Posts Tagged ‘Catcalls’
Don Felix’s Corner: Catcalling with Class
Today’s post comes courtesy of Felix Mengano, our newest staff contributor. Until recently, Felix was just the old, ambiguously Latino guy with a heavy accent who serviced the printers around the office. Everything changed when I semi-accidentally overheard several of his cell phone conversations with his wife. The way he handled his personal business left little doubt that this guy boasts some of the most impressive old-school credentials, ethnic philosophies, and gender-relations wisdom around. When I invited him to contribute, he insisted that we call him Don Felix and that we let him do this topic first. He even refused to provide a more recent photograph of himself, claiming he “still looks exactly like this.”
Felix Mengano’s views aren’t necessarily those of Ethnic Avenue, its affiliates, sponsors, or detractors.
Catcalling with Class
By: Felix Omar Mengano Jimenez, Sr. – Unpaid Latino Contributor
One of the problems with these kids nowadays is that they don’t know how to treat a lady like I was taught to treat a lady—the correct way.
When it comes to letting a woman know they appreciate how she’s carrying herself that day, or acknowledge that she succeeded in getting their attention with her outfit, they start in with the pussy this or culo that. That demeans everyone. And it’s disgusting.

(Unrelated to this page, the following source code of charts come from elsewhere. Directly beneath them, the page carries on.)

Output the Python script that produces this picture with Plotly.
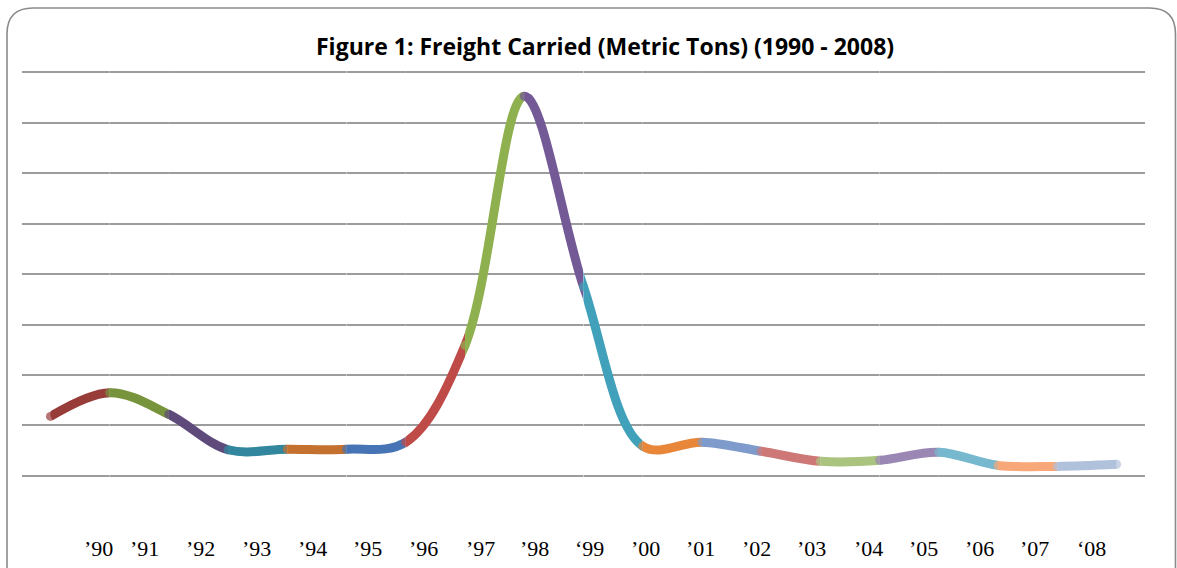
import plotly.graph_objects as go

# ---------------- data ----------------
YEARS = [1990, 1991, 1992, 1993, 1994, 1995, 1996, 1997, 1998, 1999,
         2000, 2001, 2002, 2003, 2004, 2005, 2006, 2007, 2008]
YEAR_LABELS = ["\u201990", "\u201991", "\u201992", "\u201993", "\u201994", "\u201995",
               "\u201996", "\u201997", "\u201998", "\u201899", "\u201900", "\u201901",
               "\u201902", "\u201903", "\u201904", "\u201905", "\u201906", "\u201907",
               "\u201808"]
FREIGHT = [1.18, 1.65, 1.22, 0.52, 0.53, 0.53, 0.67, 2.59, 7.52, 3.75,
           0.59, 0.67, 0.49, 0.29, 0.31, 0.47, 0.21, 0.19, 0.23]
SEG_COLORS = ["#983C3A", "#77933C", "#5F4A7C", "#32869D", "#C4702F", "#4674B4",
              "#BE4B48", "#8FB04F", "#735995", "#41A0BA", "#E8873A", "#7E9BCC",
              "#CD7876", "#AAC47F", "#9B87B3", "#76B9CF", "#F8A878", "#B0C1DC"]
TITLE = "Figure 1: Freight Carried (Metric Tons) (1990 - 2008)"

# ---------------- layout constants ----------------
W, H = 1177, 568
ML, MR, MT, MB = 22, 32, 70, 90
X_RANGE = [-0.48, 18.48]
Y_RANGE = [-0.04, 8.04]
LW = 9
LABEL_PX = [98, 144, 200, 256, 312, 367, 423, 480, 534, 589, 645, 700,
            756, 811, 868, 923, 979, 1034, 1091]
LABEL_PY = 548
PW, PH = W - ML - MR, H - MT - MB


def px_x(px):
    return (px - ML) / PW


def px_y(py):
    return (H - MB - py) / PH


fig = go.Figure()
# main subplot (carries the gridlines)
fig.add_trace(go.Scatter(x=[], y=[], xaxis="x", yaxis="y", showlegend=False,
                         hoverinfo="skip"))

idx = list(range(len(YEARS)))
span = X_RANGE[1] - X_RANGE[0]
n = len(YEARS)
axes_layout = {}
for i in range(n - 1):
    lo, hi = max(0, i - 1), min(n, i + 3)
    xs, ys = idx[lo:hi], FREIGHT[lo:hi]
    sizes = [0] * len(xs)
    sizes[i - lo] = LW
    if i == n - 2:
        sizes[-1] = LW
    k = i + 2
    c = SEG_COLORS[i]
    fig.add_trace(go.Scatter(
        x=xs, y=ys, mode="lines+markers", xaxis=f"x{k}", yaxis="y",
        line=dict(color=c, width=LW, shape="spline", smoothing=1, simplify=False),
        marker=dict(size=sizes, color=c, line=dict(width=0)),
        cliponaxis=False, hoverinfo="skip", showlegend=False))
    axes_layout[f"xaxis{k}"] = dict(
        domain=[(i - X_RANGE[0]) / span, (i + 1 - X_RANGE[0]) / span],
        range=[i, i + 1], visible=False, anchor="y", fixedrange=True,
        showgrid=False, zeroline=False)

annotations = [dict(text=f"<b>{TITLE}</b>", x=px_x(605), y=px_y(46),
                    xref="paper", yref="paper", showarrow=False,
                    xanchor="center", yanchor="middle",
                    font=dict(family="Open Sans", size=23, color="#000000"))]
for lab, lx in zip(YEAR_LABELS, LABEL_PX):
    annotations.append(dict(text=lab, x=px_x(lx), y=px_y(LABEL_PY), xref="paper",
                            yref="paper", showarrow=False, xanchor="center",
                            yanchor="middle",
                            font=dict(family="Liberation Serif", size=22,
                                      color="#000000")))

# rounded border
L, T, R, B, r = 7, 8, 1175.5, 620, 26
bx = lambda v: px_x(v)
by = lambda v: px_y(v)
path = (f"M {bx(L)},{by(B)} L {bx(L)},{by(T + r)} "
        f"Q {bx(L)},{by(T)} {bx(L + r)},{by(T)} "
        f"L {bx(R - r)},{by(T)} Q {bx(R)},{by(T)} {bx(R)},{by(T + r)} "
        f"L {bx(R)},{by(B)}")
shapes = [dict(type="path", path=path, xref="paper", yref="paper",
               line=dict(color="#8A8A8A", width=1.6), layer="above")]

fig.update_layout(
    width=W, height=H, margin=dict(l=ML, r=MR, t=MT, b=MB, pad=0),
    paper_bgcolor="white", plot_bgcolor="white", showlegend=False,
    xaxis=dict(range=X_RANGE, visible=False, fixedrange=True, showgrid=False,
               zeroline=False),
    yaxis=dict(range=Y_RANGE, dtick=1, tick0=0, showgrid=True,
               gridcolor="#9C9C9C", gridwidth=1.6, zeroline=False,
               showticklabels=False, ticks="", showline=False, fixedrange=True),
    annotations=annotations, shapes=shapes, hovermode=False,
    **axes_layout)

fig.write_html("out.html", config={"displayModeBar": False},
               post_script="document.body.style.margin='0';")
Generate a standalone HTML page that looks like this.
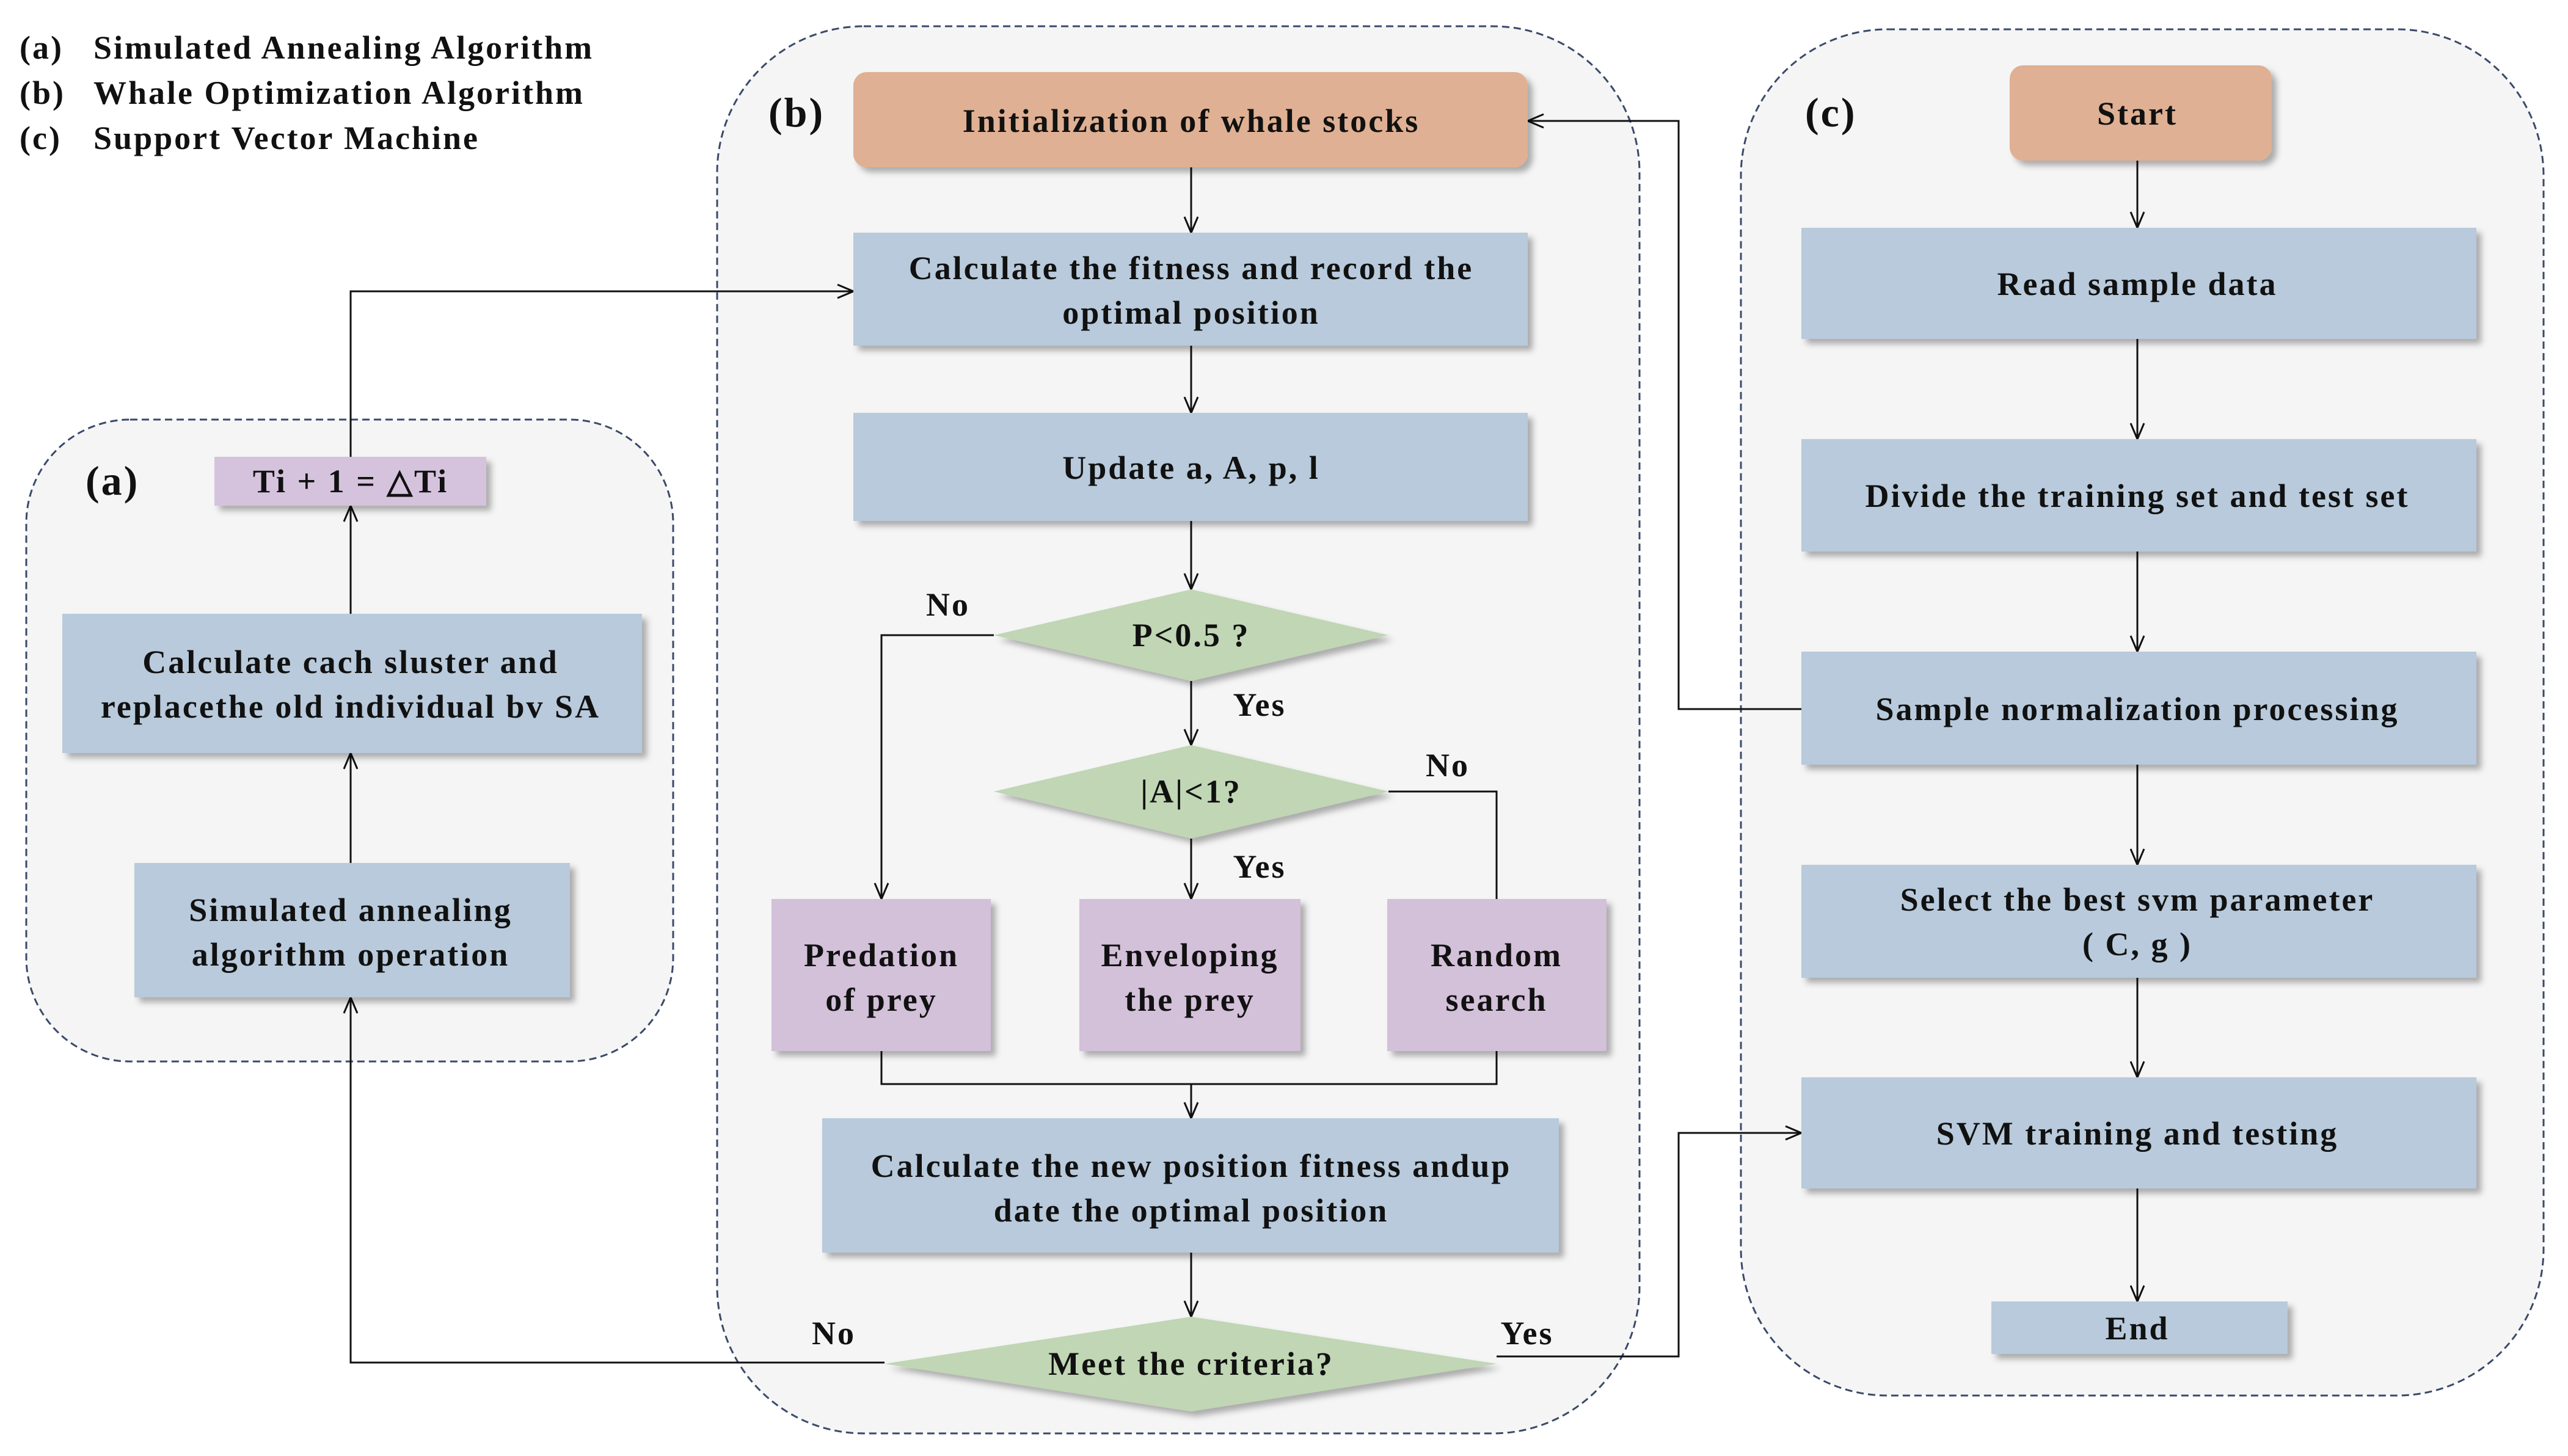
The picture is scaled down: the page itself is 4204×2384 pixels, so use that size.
<!DOCTYPE html>
<html><head><meta charset="utf-8"><style>
html,body{margin:0;padding:0;background:#fff;}
svg{display:block;}
text{font-family:"Liberation Serif",serif;font-weight:bold;fill:#111;letter-spacing:3px;}
</style></head><body>
<svg width="4204" height="2384" viewBox="0 0 4204 2384" xmlns="http://www.w3.org/2000/svg">
<defs>
<marker id="ar" markerWidth="30" markerHeight="30" refX="28" refY="15" orient="auto" markerUnits="userSpaceOnUse">
<path d="M2,4 L28,15 L2,26" fill="none" stroke="#111" stroke-width="3"/>
</marker>
<filter id="sh" x="-5%" y="-5%" width="115%" height="125%"><feDropShadow dx="8" dy="8" stdDeviation="5" flood-color="#000" flood-opacity="0.3"/></filter>
</defs>
<rect x="43" y="687" width="1059" height="1051" rx="170" fill="#f5f5f5" stroke="#3a4a6a" stroke-width="3" stroke-dasharray="12,7"/>
<rect x="1174" y="43" width="1510" height="2304" rx="240" fill="#f5f5f5" stroke="#3a4a6a" stroke-width="3" stroke-dasharray="12,7"/>
<rect x="2850" y="48" width="1314" height="2237" rx="240" fill="#f5f5f5" stroke="#3a4a6a" stroke-width="3" stroke-dasharray="12,7"/>
<g font-size="54">
<text x="32" y="96">(a)</text><text x="153" y="96">Simulated Annealing Algorithm</text>
<text x="32" y="170">(b)</text><text x="153" y="170">Whale Optimization Algorithm</text>
<text x="32" y="244">(c)</text><text x="153" y="244">Support Vector Machine</text>
</g>
<g font-size="68"><text x="140" y="810">(a)</text><text x="1258" y="207">(b)</text><text x="2955" y="207">(c)</text></g>
<g stroke="#111" stroke-width="3" fill="none">
<path d="M574,748 V477 H1397" marker-end="url(#ar)"/>
<path d="M574,1005 V828" marker-end="url(#ar)"/>
<path d="M574,1413 V1233" marker-end="url(#ar)"/>
<path d="M1448,2231 H574 V1633" marker-end="url(#ar)"/>
<path d="M2450,2221 H2748 V1855 H2949" marker-end="url(#ar)"/>
<path d="M2949,1161 H2748 V198 H2501" marker-end="url(#ar)"/>
<path d="M1950,274 V381" marker-end="url(#ar)"/>
<path d="M1950,566 V676" marker-end="url(#ar)"/>
<path d="M1950,853 V965" marker-end="url(#ar)"/>
<path d="M1627,1040 H1443 V1472" marker-end="url(#ar)"/>
<path d="M1950,1115 V1220" marker-end="url(#ar)"/>
<path d="M2273,1296 H2450 V1472"/>
<path d="M1950,1373 V1472" marker-end="url(#ar)"/>
<path d="M1443,1721 V1775 H2450 V1721"/>
<path d="M1950,1775 V1831" marker-end="url(#ar)"/>
<path d="M1950,2051 V2156" marker-end="url(#ar)"/>
<path d="M3499,263 V373" marker-end="url(#ar)"/>
<path d="M3499,555 V719" marker-end="url(#ar)"/>
<path d="M3499,903 V1067" marker-end="url(#ar)"/>
<path d="M3499,1252 V1416" marker-end="url(#ar)"/>
<path d="M3499,1601 V1764" marker-end="url(#ar)"/>
<path d="M3499,1946 V2131" marker-end="url(#ar)"/>
</g>
<g filter="url(#sh)">
<rect x="1397" y="118" width="1104" height="156" rx="22" fill="#dfb093"/>
<rect x="1397" y="381" width="1104" height="185" fill="#b8cadb"/>
<rect x="1397" y="676" width="1104" height="177" fill="#b8cadb"/>
<polygon points="1627,1040 1950,965 2273,1040 1950,1115" fill="#c0d6b4"/>
<polygon points="1627,1296 1950,1220 2273,1296 1950,1373" fill="#c0d6b4"/>
<rect x="1263" y="1472" width="359" height="249" fill="#d3c0d9"/>
<rect x="1767" y="1472" width="362" height="249" fill="#d3c0d9"/>
<rect x="2271" y="1472" width="359" height="249" fill="#d3c0d9"/>
<rect x="1346" y="1831" width="1206" height="220" fill="#b8cadb"/>
<polygon points="1448,2233 1950,2156 2450,2233 1950,2311" fill="#c0d6b4"/>
<rect x="351" y="748" width="445" height="80" fill="#d5c3dd"/>
<rect x="102" y="1005" width="949" height="228" fill="#b8cadb"/>
<rect x="220" y="1413" width="713" height="220" fill="#b8cadb"/>
<rect x="3290" y="107" width="429" height="156" rx="22" fill="#dfb093"/>
<rect x="2949" y="373" width="1105" height="182" fill="#b8cadb"/>
<rect x="2949" y="719" width="1105" height="184" fill="#b8cadb"/>
<rect x="2949" y="1067" width="1105" height="185" fill="#b8cadb"/>
<rect x="2949" y="1416" width="1105" height="185" fill="#b8cadb"/>
<rect x="2949" y="1764" width="1105" height="182" fill="#b8cadb"/>
<rect x="3260" y="2131" width="485" height="86" fill="#b8cadb"/>
</g>
<g font-size="54" text-anchor="middle">
<text x="1950" y="216">Initialization of whale stocks</text>
<text x="1950" y="457">Calculate the fitness and record the</text>
<text x="1950" y="530">optimal position</text>
<text x="1950" y="784">Update a, A, p, l</text>
<text x="1950" y="1058">P&lt;0.5 ?</text>
<text x="1950" y="1314">|A|&lt;1?</text>
<text x="1443" y="1582">Predation</text><text x="1443" y="1655">of prey</text>
<text x="1948" y="1582">Enveloping</text><text x="1948" y="1655">the prey</text>
<text x="2450" y="1582">Random</text><text x="2450" y="1655">search</text>
<text x="1950" y="1927">Calculate the new position fitness andup</text>
<text x="1950" y="2000">date the optimal position</text>
<text x="1950" y="2251">Meet the criteria?</text>
<text x="574" y="806">Ti + 1 = △Ti</text>
<text x="574" y="1102">Calculate cach sluster and</text>
<text x="574" y="1175">replacethe old individual bv SA</text>
<text x="574" y="1508">Simulated annealing</text>
<text x="574" y="1581">algorithm operation</text>
<text x="3499" y="204">Start</text>
<text x="3499" y="483">Read sample data</text>
<text x="3499" y="830">Divide the training set and test set</text>
<text x="3499" y="1179">Sample normalization processing</text>
<text x="3499" y="1491">Select the best svm parameter</text>
<text x="3499" y="1564">( C, g )</text>
<text x="3499" y="1874">SVM training and testing</text>
<text x="3499" y="2193">End</text>
<text x="1552" y="1008">No</text>
<text x="2062" y="1172">Yes</text>
<text x="2370" y="1271">No</text>
<text x="2062" y="1437">Yes</text>
<text x="1365" y="2201">No</text>
<text x="2500" y="2201">Yes</text>
</g>
</svg>
</body></html>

I’m going to tell you all what my father told me, and what I tell my seven sons and eleven daughters: a lady appreciates a quality catcall. It makes her day. Don’t embarrass yourself, or the recipient, by doing it the wrong way. You only get one chance.
Don Felix’s Winning Catcall Formula
1. Distance Matters.
Make sure you’re at the correct distance. A catcall isn’t a catcall if you’re up close. I’m not a lawyer, but my court-appointed one tells me it “borders on harassment,” whatever that means. The law aside, you have to be across the street, or up a couple of stories of construction scaffolding for a catcall to be effective. Of course, if you’re too far away that’s a problem too. You end up screaming and scaring the woman, or you don’t get heard at all. Stay in the “habitable zone.”
2. Pick a technique.
No matter what people tell you, there are really only three ways to catcall: whistling, “smooching,” and talking. All of those take practice. Not everyone can whistle loud enough, or quick enough, to get their point across. Same goes with the smooch sound. It’s got to be a clear kissing sound that’s loud enough to cut through the loudest street noise or—nowadays—a pair of turned-up iPod ear buds. Your spoken lines have to be concise and delivered at the right cadence.
3. Work on your lines.
Even if you pick one of the other techniques, you’re still going to need some quality lines here and there. Be original and stay within yourself. Start with an attention-getter. I use “sabrosura,” but I invented that, so come up with your own. Then follow it up with a hyperbolous statement specific to the girl. Wrap up the whole present with a nice call-to-action.
Formula
Attention-Getter + Hyperbole + Call-to-Action = Effective Catcall
Example
Sabrosura! + I could just grind you up and put you in my coffee + Come sit next to me = SOLID GOLD
4. Avoid cutesy sound effects, gestures, and other gimmicks.
You really should refrain from using other sounds and gestures apart from whistling and smooching. Stick with the classical, time-tested techniques. Others just make you come off as ridiculous. That includes howling, grabbing your nuts, and honking your horn. Drive-by catcalls are for cowards.
5. Be prepared to fight.
Sooner or later, you’re going to catcall a girl and not notice that her husband, brother, or not-yet-decrepit father is standing right there. That can spell trouble for you. Try to defuse the situation by explaining you didn’t mean any disrespect. But if that doesn’t de-escalate things, get ready to defend your god-given rights.